**Job:** Every line of the listing must be reproduced as it stands. Leave the images behind.

[Data listing]
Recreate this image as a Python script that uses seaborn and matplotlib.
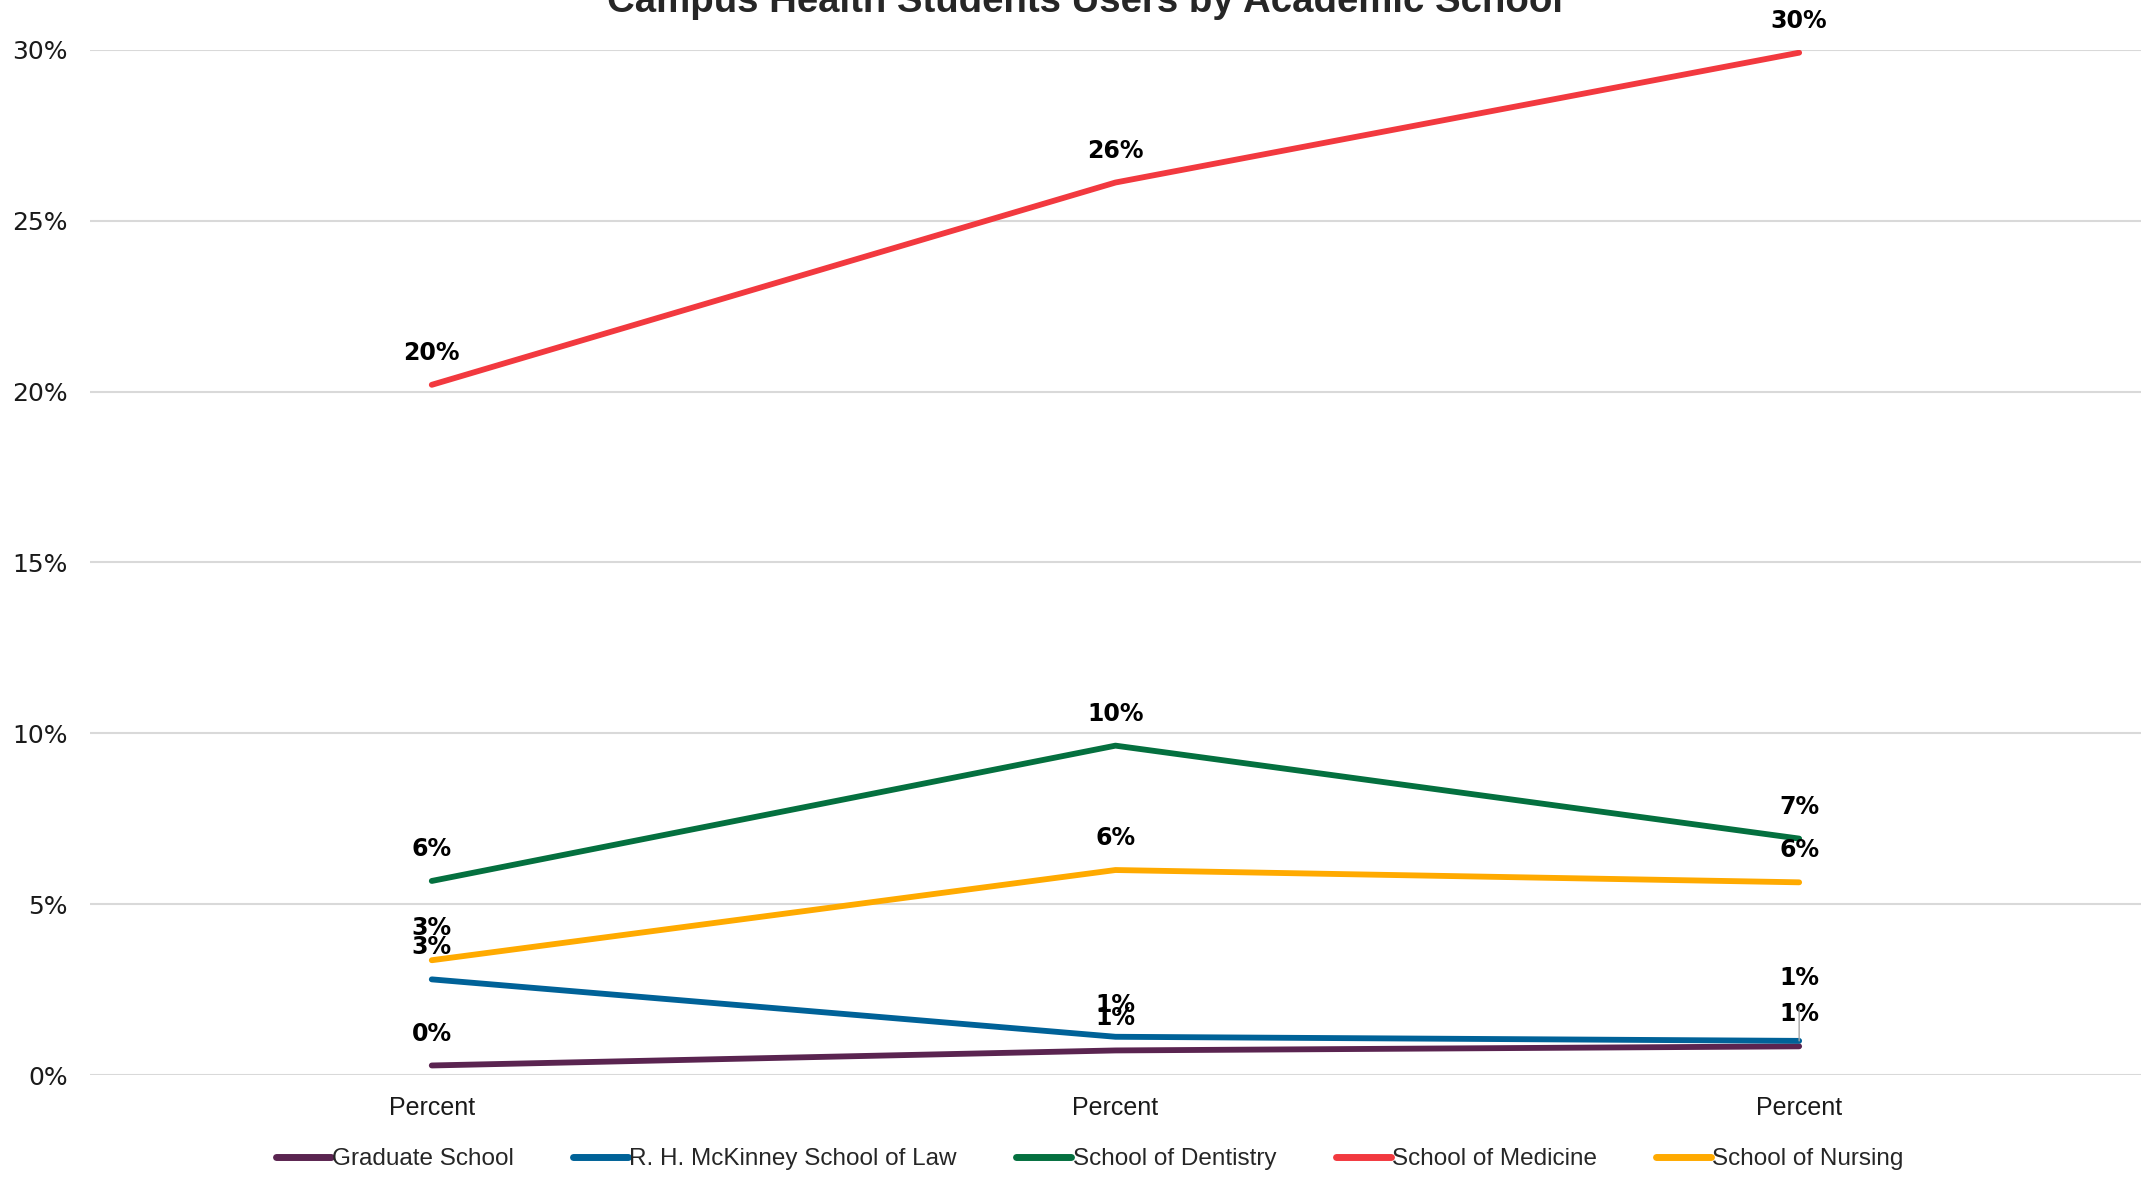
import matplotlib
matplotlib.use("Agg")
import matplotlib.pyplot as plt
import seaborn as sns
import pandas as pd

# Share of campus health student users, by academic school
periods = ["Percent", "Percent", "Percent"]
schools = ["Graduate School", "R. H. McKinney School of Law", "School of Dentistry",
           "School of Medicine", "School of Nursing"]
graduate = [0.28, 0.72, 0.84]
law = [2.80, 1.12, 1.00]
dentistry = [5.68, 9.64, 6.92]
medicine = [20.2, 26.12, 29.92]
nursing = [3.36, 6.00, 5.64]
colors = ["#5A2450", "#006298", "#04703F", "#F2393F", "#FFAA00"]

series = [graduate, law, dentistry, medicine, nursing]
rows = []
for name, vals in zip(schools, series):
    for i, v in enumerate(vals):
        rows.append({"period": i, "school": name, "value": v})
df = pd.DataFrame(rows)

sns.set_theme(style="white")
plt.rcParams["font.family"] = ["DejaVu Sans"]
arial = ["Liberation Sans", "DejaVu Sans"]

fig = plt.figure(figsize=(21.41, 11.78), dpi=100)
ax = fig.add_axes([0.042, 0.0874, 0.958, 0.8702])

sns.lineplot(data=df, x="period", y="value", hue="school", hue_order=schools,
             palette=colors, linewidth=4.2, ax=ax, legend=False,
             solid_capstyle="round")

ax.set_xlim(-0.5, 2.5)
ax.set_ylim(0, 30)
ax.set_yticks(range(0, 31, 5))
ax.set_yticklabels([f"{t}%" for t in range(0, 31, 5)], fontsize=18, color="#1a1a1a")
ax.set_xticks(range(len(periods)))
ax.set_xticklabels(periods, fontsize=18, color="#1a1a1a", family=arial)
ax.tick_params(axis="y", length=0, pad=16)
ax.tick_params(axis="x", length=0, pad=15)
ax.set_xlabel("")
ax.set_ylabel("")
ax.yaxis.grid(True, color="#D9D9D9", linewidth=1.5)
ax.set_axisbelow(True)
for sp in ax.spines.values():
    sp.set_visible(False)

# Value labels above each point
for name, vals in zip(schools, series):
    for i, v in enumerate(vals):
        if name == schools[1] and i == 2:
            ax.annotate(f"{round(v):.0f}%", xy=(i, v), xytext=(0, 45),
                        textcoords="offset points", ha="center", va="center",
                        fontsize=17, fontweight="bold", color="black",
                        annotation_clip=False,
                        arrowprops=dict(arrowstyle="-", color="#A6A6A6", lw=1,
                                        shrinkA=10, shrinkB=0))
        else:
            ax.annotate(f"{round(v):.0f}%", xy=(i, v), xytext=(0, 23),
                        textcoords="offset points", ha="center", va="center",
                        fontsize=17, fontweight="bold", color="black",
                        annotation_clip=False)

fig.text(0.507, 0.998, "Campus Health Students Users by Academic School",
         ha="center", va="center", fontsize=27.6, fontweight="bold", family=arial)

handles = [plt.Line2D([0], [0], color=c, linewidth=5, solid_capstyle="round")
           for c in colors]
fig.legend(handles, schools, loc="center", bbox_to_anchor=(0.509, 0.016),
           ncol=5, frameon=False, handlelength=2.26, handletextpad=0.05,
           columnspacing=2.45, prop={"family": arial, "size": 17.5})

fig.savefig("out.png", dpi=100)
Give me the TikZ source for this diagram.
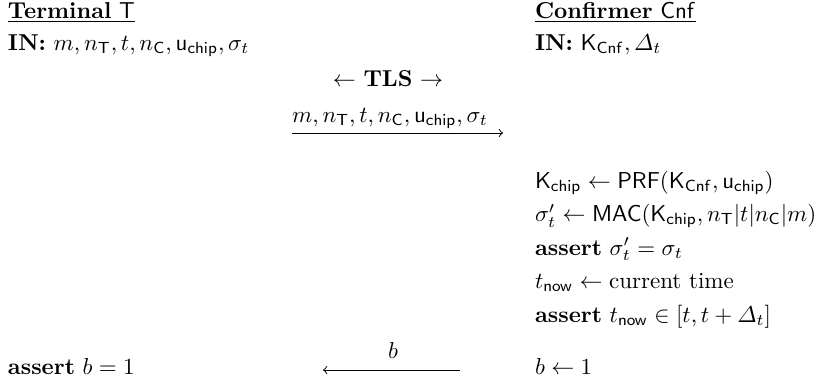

**Correct result:**
Recreate this image as a Python script that uses seaborn and matplotlib.
import matplotlib
matplotlib.use("Agg")
import matplotlib.pyplot as plt
import seaborn as sns
import pandas as pd

# Share of campus health student users, by academic school
periods = ["Percent", "Percent", "Percent"]
schools = ["Graduate School", "R. H. McKinney School of Law", "School of Dentistry",
           "School of Medicine", "School of Nursing"]
graduate = [0.28, 0.72, 0.84]
law = [2.80, 1.12, 1.00]
dentistry = [5.68, 9.64, 6.92]
medicine = [20.2, 26.12, 29.92]
nursing = [3.36, 6.00, 5.64]
colors = ["#5A2450", "#006298", "#04703F", "#F2393F", "#FFAA00"]

series = [graduate, law, dentistry, medicine, nursing]
rows = []
for name, vals in zip(schools, series):
    for i, v in enumerate(vals):
        rows.append({"period": i, "school": name, "value": v})
df = pd.DataFrame(rows)

sns.set_theme(style="white")
plt.rcParams["font.family"] = ["DejaVu Sans"]
arial = ["Liberation Sans", "DejaVu Sans"]

fig = plt.figure(figsize=(21.41, 11.78), dpi=100)
ax = fig.add_axes([0.042, 0.0874, 0.958, 0.8702])

sns.lineplot(data=df, x="period", y="value", hue="school", hue_order=schools,
             palette=colors, linewidth=4.2, ax=ax, legend=False,
             solid_capstyle="round")

ax.set_xlim(-0.5, 2.5)
ax.set_ylim(0, 30)
ax.set_yticks(range(0, 31, 5))
ax.set_yticklabels([f"{t}%" for t in range(0, 31, 5)], fontsize=18, color="#1a1a1a")
ax.set_xticks(range(len(periods)))
ax.set_xticklabels(periods, fontsize=18, color="#1a1a1a", family=arial)
ax.tick_params(axis="y", length=0, pad=16)
ax.tick_params(axis="x", length=0, pad=15)
ax.set_xlabel("")
ax.set_ylabel("")
ax.yaxis.grid(True, color="#D9D9D9", linewidth=1.5)
ax.set_axisbelow(True)
for sp in ax.spines.values():
    sp.set_visible(False)

# Value labels above each point
for name, vals in zip(schools, series):
    for i, v in enumerate(vals):
        if name == schools[1] and i == 2:
            ax.annotate(f"{round(v):.0f}%", xy=(i, v), xytext=(0, 45),
                        textcoords="offset points", ha="center", va="center",
                        fontsize=17, fontweight="bold", color="black",
                        annotation_clip=False,
                        arrowprops=dict(arrowstyle="-", color="#A6A6A6", lw=1,
                                        shrinkA=10, shrinkB=0))
        else:
            ax.annotate(f"{round(v):.0f}%", xy=(i, v), xytext=(0, 23),
                        textcoords="offset points", ha="center", va="center",
                        fontsize=17, fontweight="bold", color="black",
                        annotation_clip=False)

fig.text(0.507, 0.998, "Campus Health Students Users by Academic School",
         ha="center", va="center", fontsize=27.6, fontweight="bold", family=arial)

handles = [plt.Line2D([0], [0], color=c, linewidth=5, solid_capstyle="round")
           for c in colors]
fig.legend(handles, schools, loc="center", bbox_to_anchor=(0.509, 0.016),
           ncol=5, frameon=False, handlelength=2.26, handletextpad=0.05,
           columnspacing=2.45, prop={"family": arial, "size": 17.5})

fig.savefig("out.png", dpi=100)
Give me the TikZ source for this diagram.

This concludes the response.